FDA Prevents Import of Masks

The KN95 mask is China’s version of the N95 mask. 3M, America’s largest manufacturer of N95 masks, said in January that the masks are equivalent. But the FDA is not allowing KN95s into the country.

Buzzfeed: The KN95 mask is a Chinese alternative to the scarce N95 mask, but the FDA refuses to allow it into the country.

…By law, masks, along with most medical devices, can’t be imported or sold in the United States without the Food and Drug Administration’s say-so. Last week, to ease the national shortfall of protective gear, the FDA issued an emergency authorization for non-N95 respirators that had been certified by five foreign countries as well as the European Union. It conspicuously left the KN95 masks out of the emergency authorization.

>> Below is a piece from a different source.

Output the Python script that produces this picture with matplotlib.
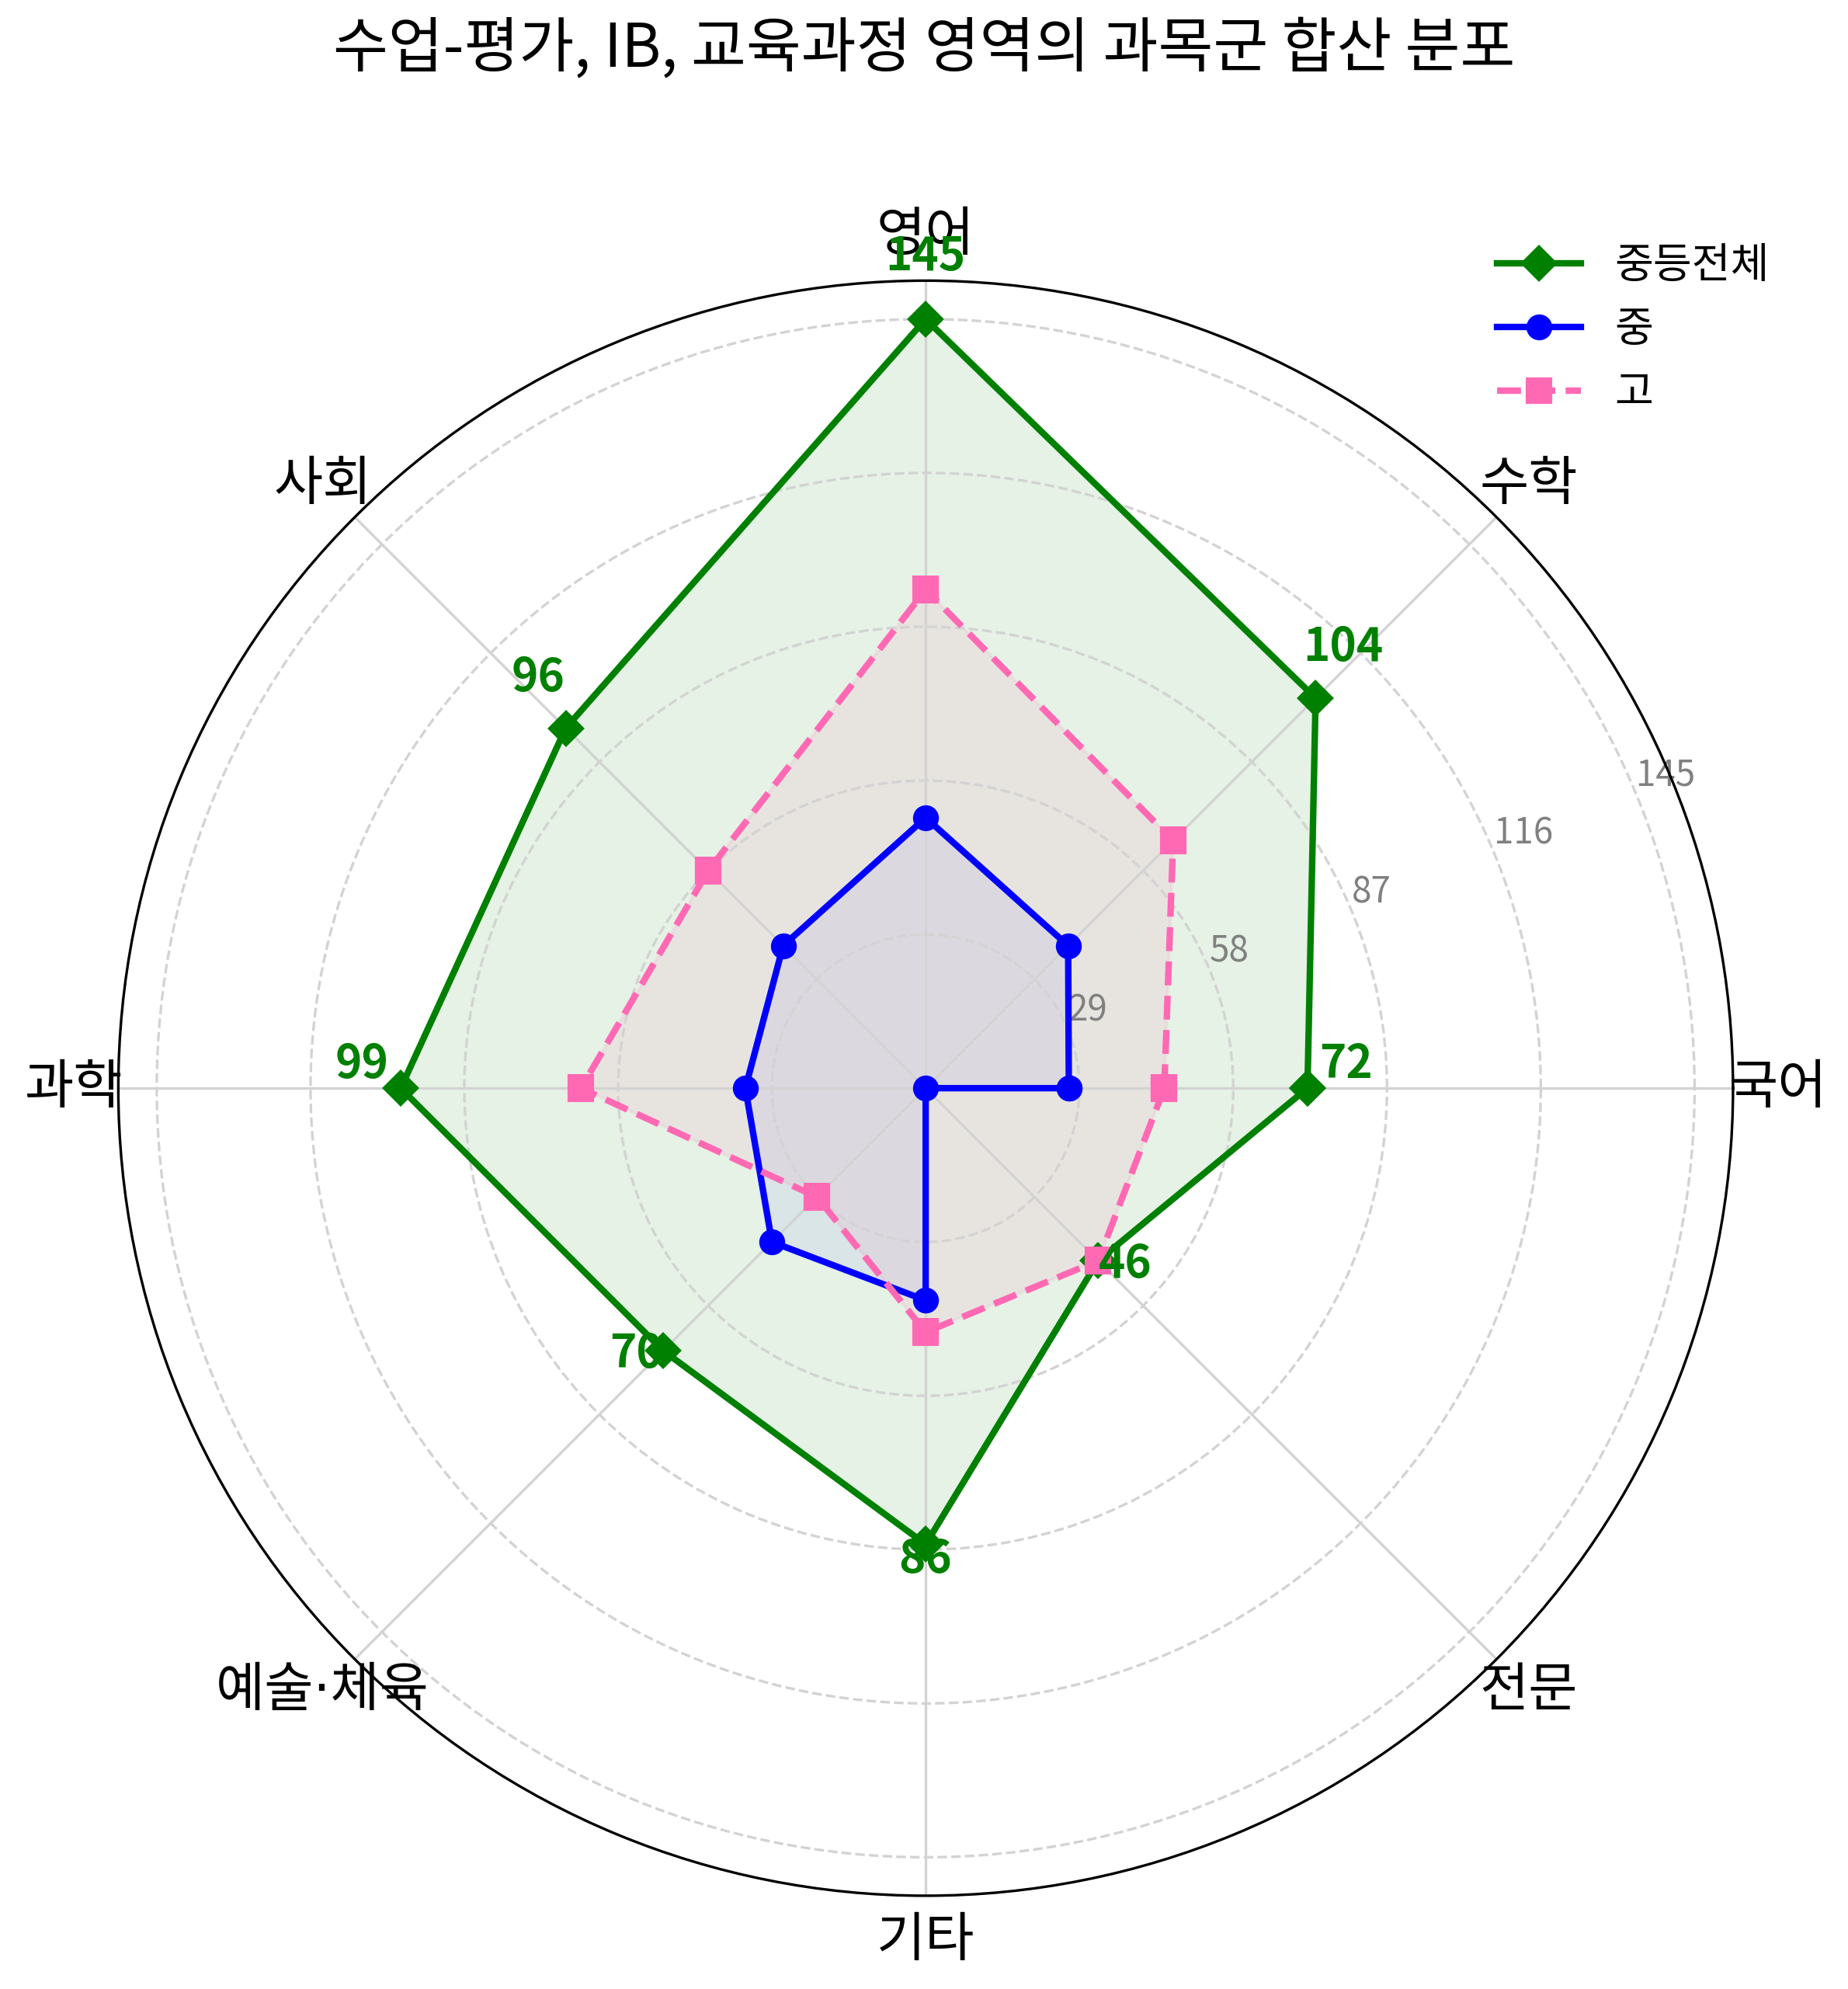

The omission was all the more startling because in late February the Centers for Disease Control and Prevention said that KN95 masks were one of numerous “suitable alternatives” to N95 masks “when supplies are short.”

…Allowing the importation and use of KN95 could help to greatly alleviate the scarcity.

“The KN95 masks are far more readily available,” said Bob Tilton, who owns a New Jersey–based cosmetics packaging importer and earlier this month decided to use his familiarity with Chinese supply chains to bring in masks and other personal protective equipment to sell to hospitals. “The N95s are much harder to grab.”

Yet without the FDA’s seal of approval, importers are hesitant to order KN95 masks because they worry they’ll get held up at customs.

It’s not just the FDA that is to blame, however. America’s legal system is also to blame:

Many hospitals are refusing to accept them, even as free donations, because they fear legal liability should a health care worker get ill while using a nonpermitted device…Although some hospitals flat-out reject KN95 masks at any price on advice of their lawyers, people rounding up masks to give to hospitals have found that individual doctors or nurses will often accept the donations, given the dire need.

Consider that last bit of insanity. The ethical and common-law type rule is very simple: Do everything reasonable to protect your hospital workers. But what some feckless hospital administrators are actually doing is following “the law” even if it conflicts with the ethical rule.